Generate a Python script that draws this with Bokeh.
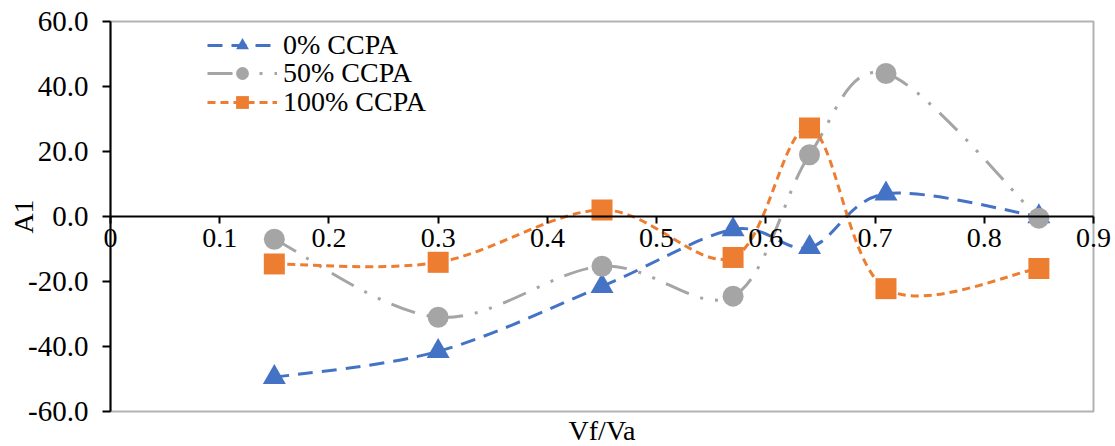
import math
from bokeh.plotting import figure
from bokeh.models import (Range1d, FixedTicker, NumeralTickFormatter, Legend,
                          LegendItem, Label, ColumnDataSource, BoxAnnotation)
from bokeh.embed import file_html
from bokeh.resources import INLINE

# ---------------- data ----------------
vf_va = [0.15, 0.30, 0.45, 0.57, 0.64, 0.71, 0.85]
a1_ccpa_0 = [-49.5, -41.5, -21.5, -4.0, -9.5, 7.0, 0.0]
a1_ccpa_50 = [-7.0, -31.0, -15.3, -24.5, 19.0, 44.0, -0.5]
a1_ccpa_100 = [-14.6, -14.1, 2.0, -12.6, 27.2, -22.2, -16.0]
series_labels = ["0% CCPA", "50% CCPA", "100% CCPA"]
x_ticks = [0, 0.1, 0.2, 0.3, 0.4, 0.5, 0.6, 0.7, 0.8, 0.9]
x_tick_labels = ["0", "0.1", "0.2", "0.3", "0.4", "0.5", "0.6", "0.7", "0.8", "0.9"]
y_ticks = [-60, -40, -20, 0, 20, 40, 60]
x_title = "Vf/Va"
y_title = "A1"

FONT = "Liberation Serif"
FS = "28px"

# ---------------- layout (pixels) ----------------
W, H = 1115, 446
X_MIN, X_MAX = 0.0, 0.9
Y_MIN, Y_MAX = -60.0, 60.0
PLOT_L, PLOT_R, PLOT_T, PLOT_B = 110, 1093, 21, 411   # plot-box edges in px
X_TITLE_PX = 430                                       # x-title centre, px from top
LEGEND_X = 207                                         # legend left, px
LEGEND_ROW_PX = [45, 73, 102]                          # legend row centres, px from top
LEGEND_ROW_H = 32
xs_per_px = (X_MAX - X_MIN) / (PLOT_R - PLOT_L)
ys_per_px = (Y_MAX - Y_MIN) / (PLOT_B - PLOT_T)
x_range = Range1d(X_MIN - PLOT_L * xs_per_px, X_MAX + (W - PLOT_R) * xs_per_px)
y_range = Range1d(Y_MIN - (H - PLOT_B) * ys_per_px, Y_MAX + PLOT_T * ys_per_px)


def smooth_segments(xs, ys):
    """Catmull-Rom style Bezier segments (Excel smoothed line) from data points."""
    n = len(xs)
    d = dict(x0=[], y0=[], x1=[], y1=[], cx0=[], cy0=[], cx1=[], cy1=[])
    for i in range(n - 1):
        im = i - 1 if i > 0 else i
        ip = i + 2 if i + 2 < n else i + 1
        d["x0"].append(xs[i]); d["y0"].append(ys[i])
        d["x1"].append(xs[i + 1]); d["y1"].append(ys[i + 1])
        d["cx0"].append(xs[i] + (xs[i + 1] - xs[im]) / 6.0)
        d["cy0"].append(ys[i] + (ys[i + 1] - ys[im]) / 6.0)
        d["cx1"].append(xs[i + 1] - (xs[ip] - xs[i]) / 6.0)
        d["cy1"].append(ys[i + 1] - (ys[ip] - ys[i]) / 6.0)
    return ColumnDataSource(d)


p = figure(width=W, height=H, output_backend="svg", toolbar_location=None,
           x_range=x_range, y_range=y_range,
           min_border_left=0, min_border_right=0, min_border_top=0,
           min_border_bottom=0)
p.background_fill_color = "white"
p.border_fill_color = "white"
p.outline_line_color = None
p.xgrid.visible = False
p.ygrid.visible = False

# plot-area border
p.add_layout(BoxAnnotation(left=X_MIN, right=X_MAX, bottom=Y_MIN, top=Y_MAX,
                           fill_alpha=0, line_color="black", line_width=2))

styles = [
    dict(color="#4472C4", dash="15 9", marker="triangle", size=23),
    dict(color="#A5A5A5", dash="25 12 3 12 3 12", marker="circle", size=21),
    dict(color="#ED7D31", dash="8 5", marker="square", size=21),
]
series = [a1_ccpa_0, a1_ccpa_50, a1_ccpa_100]

for label, ys, st, row_px in zip(series_labels, series, styles, LEGEND_ROW_PX):
    src = smooth_segments(vf_va, ys)
    b = p.bezier(x0="x0", y0="y0", x1="x1", y1="y1", cx0="cx0", cy0="cy0",
                 cx1="cx1", cy1="cy1", source=src, line_color=st["color"],
                 line_width=3, line_dash=st["dash"])
    s = p.scatter(vf_va, ys, marker=st["marker"], size=st["size"],
                  fill_color=st["color"], line_color=st["color"], line_width=0)
    leg = Legend(items=[LegendItem(label=label, renderers=[b, s])],
                 location=(LEGEND_X, H - row_px - LEGEND_ROW_H // 2),
                 padding=0, margin=0, spacing=0, glyph_width=70,
                 glyph_height=LEGEND_ROW_H, label_standoff=6,
                 border_line_color=None, background_fill_alpha=0,
                 label_text_font=FONT, label_text_font_size=FS,
                 label_text_color="black")
    p.add_layout(leg, "center")

# axes (both pinned to the data origin)
p.xaxis.fixed_location = 0
p.xaxis.bounds = (X_MIN, X_MAX)
p.xaxis.ticker = FixedTicker(ticks=x_ticks)
p.xaxis.major_label_overrides = {t: l for t, l in zip(x_ticks, x_tick_labels)}
p.xaxis.major_tick_in = 0
p.xaxis.major_tick_out = 7
p.xaxis.major_label_standoff = 5
p.xaxis.major_label_text_font_size = FS

p.yaxis.fixed_location = X_MIN
p.yaxis.bounds = (Y_MIN, Y_MAX)
p.yaxis.ticker = FixedTicker(ticks=y_ticks)
p.yaxis.formatter = NumeralTickFormatter(format="0.0")
p.yaxis.major_tick_in = 0
p.yaxis.major_tick_out = 8
p.yaxis.major_label_standoff = 14
p.yaxis.major_label_text_font_size = "29px"

for ax in (p.xaxis, p.yaxis):
    ax.minor_tick_line_color = None
    ax.axis_line_color = "black"
    ax.axis_line_width = 2
    ax.major_tick_line_color = "black"
    ax.major_tick_line_width = 2
    ax.major_label_text_font = FONT
    ax.major_label_text_color = "black"

p.add_layout(Label(x=(X_MIN + X_MAX) / 2, y=Y_MIN - (X_TITLE_PX - PLOT_B) * ys_per_px,
                   x_units="data", y_units="data",
                   text=x_title, text_font=FONT, text_font_size=FS,
                   text_color="black", text_align="center",
                   text_baseline="middle"))
p.add_layout(Label(x=23, y=0, x_units="screen", y_units="data", text=y_title,
                   angle=math.pi / 2, text_font=FONT, text_font_size=FS,
                   text_color="black", text_align="center", text_baseline="middle"))

open("out.html", "w").write(file_html(p, INLINE))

• • • •

**Task prompt**
Return the listing above unchanged, apart from dropping its pictures.

**The response**
Generate a Python script that draws this with Bokeh.
import math
from bokeh.plotting import figure
from bokeh.models import (Range1d, FixedTicker, NumeralTickFormatter, Legend,
                          LegendItem, Label, ColumnDataSource, BoxAnnotation)
from bokeh.embed import file_html
from bokeh.resources import INLINE

# ---------------- data ----------------
vf_va = [0.15, 0.30, 0.45, 0.57, 0.64, 0.71, 0.85]
a1_ccpa_0 = [-49.5, -41.5, -21.5, -4.0, -9.5, 7.0, 0.0]
a1_ccpa_50 = [-7.0, -31.0, -15.3, -24.5, 19.0, 44.0, -0.5]
a1_ccpa_100 = [-14.6, -14.1, 2.0, -12.6, 27.2, -22.2, -16.0]
series_labels = ["0% CCPA", "50% CCPA", "100% CCPA"]
x_ticks = [0, 0.1, 0.2, 0.3, 0.4, 0.5, 0.6, 0.7, 0.8, 0.9]
x_tick_labels = ["0", "0.1", "0.2", "0.3", "0.4", "0.5", "0.6", "0.7", "0.8", "0.9"]
y_ticks = [-60, -40, -20, 0, 20, 40, 60]
x_title = "Vf/Va"
y_title = "A1"

FONT = "Liberation Serif"
FS = "28px"

# ---------------- layout (pixels) ----------------
W, H = 1115, 446
X_MIN, X_MAX = 0.0, 0.9
Y_MIN, Y_MAX = -60.0, 60.0
PLOT_L, PLOT_R, PLOT_T, PLOT_B = 110, 1093, 21, 411   # plot-box edges in px
X_TITLE_PX = 430                                       # x-title centre, px from top
LEGEND_X = 207                                         # legend left, px
LEGEND_ROW_PX = [45, 73, 102]                          # legend row centres, px from top
LEGEND_ROW_H = 32
xs_per_px = (X_MAX - X_MIN) / (PLOT_R - PLOT_L)
ys_per_px = (Y_MAX - Y_MIN) / (PLOT_B - PLOT_T)
x_range = Range1d(X_MIN - PLOT_L * xs_per_px, X_MAX + (W - PLOT_R) * xs_per_px)
y_range = Range1d(Y_MIN - (H - PLOT_B) * ys_per_px, Y_MAX + PLOT_T * ys_per_px)


def smooth_segments(xs, ys):
    """Catmull-Rom style Bezier segments (Excel smoothed line) from data points."""
    n = len(xs)
    d = dict(x0=[], y0=[], x1=[], y1=[], cx0=[], cy0=[], cx1=[], cy1=[])
    for i in range(n - 1):
        im = i - 1 if i > 0 else i
        ip = i + 2 if i + 2 < n else i + 1
        d["x0"].append(xs[i]); d["y0"].append(ys[i])
        d["x1"].append(xs[i + 1]); d["y1"].append(ys[i + 1])
        d["cx0"].append(xs[i] + (xs[i + 1] - xs[im]) / 6.0)
        d["cy0"].append(ys[i] + (ys[i + 1] - ys[im]) / 6.0)
        d["cx1"].append(xs[i + 1] - (xs[ip] - xs[i]) / 6.0)
        d["cy1"].append(ys[i + 1] - (ys[ip] - ys[i]) / 6.0)
    return ColumnDataSource(d)


p = figure(width=W, height=H, output_backend="svg", toolbar_location=None,
           x_range=x_range, y_range=y_range,
           min_border_left=0, min_border_right=0, min_border_top=0,
           min_border_bottom=0)
p.background_fill_color = "white"
p.border_fill_color = "white"
p.outline_line_color = None
p.xgrid.visible = False
p.ygrid.visible = False

# plot-area border
p.add_layout(BoxAnnotation(left=X_MIN, right=X_MAX, bottom=Y_MIN, top=Y_MAX,
                           fill_alpha=0, line_color="black", line_width=2))

styles = [
    dict(color="#4472C4", dash="15 9", marker="triangle", size=23),
    dict(color="#A5A5A5", dash="25 12 3 12 3 12", marker="circle", size=21),
    dict(color="#ED7D31", dash="8 5", marker="square", size=21),
]
series = [a1_ccpa_0, a1_ccpa_50, a1_ccpa_100]

for label, ys, st, row_px in zip(series_labels, series, styles, LEGEND_ROW_PX):
    src = smooth_segments(vf_va, ys)
    b = p.bezier(x0="x0", y0="y0", x1="x1", y1="y1", cx0="cx0", cy0="cy0",
                 cx1="cx1", cy1="cy1", source=src, line_color=st["color"],
                 line_width=3, line_dash=st["dash"])
    s = p.scatter(vf_va, ys, marker=st["marker"], size=st["size"],
                  fill_color=st["color"], line_color=st["color"], line_width=0)
    leg = Legend(items=[LegendItem(label=label, renderers=[b, s])],
                 location=(LEGEND_X, H - row_px - LEGEND_ROW_H // 2),
                 padding=0, margin=0, spacing=0, glyph_width=70,
                 glyph_height=LEGEND_ROW_H, label_standoff=6,
                 border_line_color=None, background_fill_alpha=0,
                 label_text_font=FONT, label_text_font_size=FS,
                 label_text_color="black")
    p.add_layout(leg, "center")

# axes (both pinned to the data origin)
p.xaxis.fixed_location = 0
p.xaxis.bounds = (X_MIN, X_MAX)
p.xaxis.ticker = FixedTicker(ticks=x_ticks)
p.xaxis.major_label_overrides = {t: l for t, l in zip(x_ticks, x_tick_labels)}
p.xaxis.major_tick_in = 0
p.xaxis.major_tick_out = 7
p.xaxis.major_label_standoff = 5
p.xaxis.major_label_text_font_size = FS

p.yaxis.fixed_location = X_MIN
p.yaxis.bounds = (Y_MIN, Y_MAX)
p.yaxis.ticker = FixedTicker(ticks=y_ticks)
p.yaxis.formatter = NumeralTickFormatter(format="0.0")
p.yaxis.major_tick_in = 0
p.yaxis.major_tick_out = 8
p.yaxis.major_label_standoff = 14
p.yaxis.major_label_text_font_size = "29px"

for ax in (p.xaxis, p.yaxis):
    ax.minor_tick_line_color = None
    ax.axis_line_color = "black"
    ax.axis_line_width = 2
    ax.major_tick_line_color = "black"
    ax.major_tick_line_width = 2
    ax.major_label_text_font = FONT
    ax.major_label_text_color = "black"

p.add_layout(Label(x=(X_MIN + X_MAX) / 2, y=Y_MIN - (X_TITLE_PX - PLOT_B) * ys_per_px,
                   x_units="data", y_units="data",
                   text=x_title, text_font=FONT, text_font_size=FS,
                   text_color="black", text_align="center",
                   text_baseline="middle"))
p.add_layout(Label(x=23, y=0, x_units="screen", y_units="data", text=y_title,
                   angle=math.pi / 2, text_font=FONT, text_font_size=FS,
                   text_color="black", text_align="center", text_baseline="middle"))

open("out.html", "w").write(file_html(p, INLINE))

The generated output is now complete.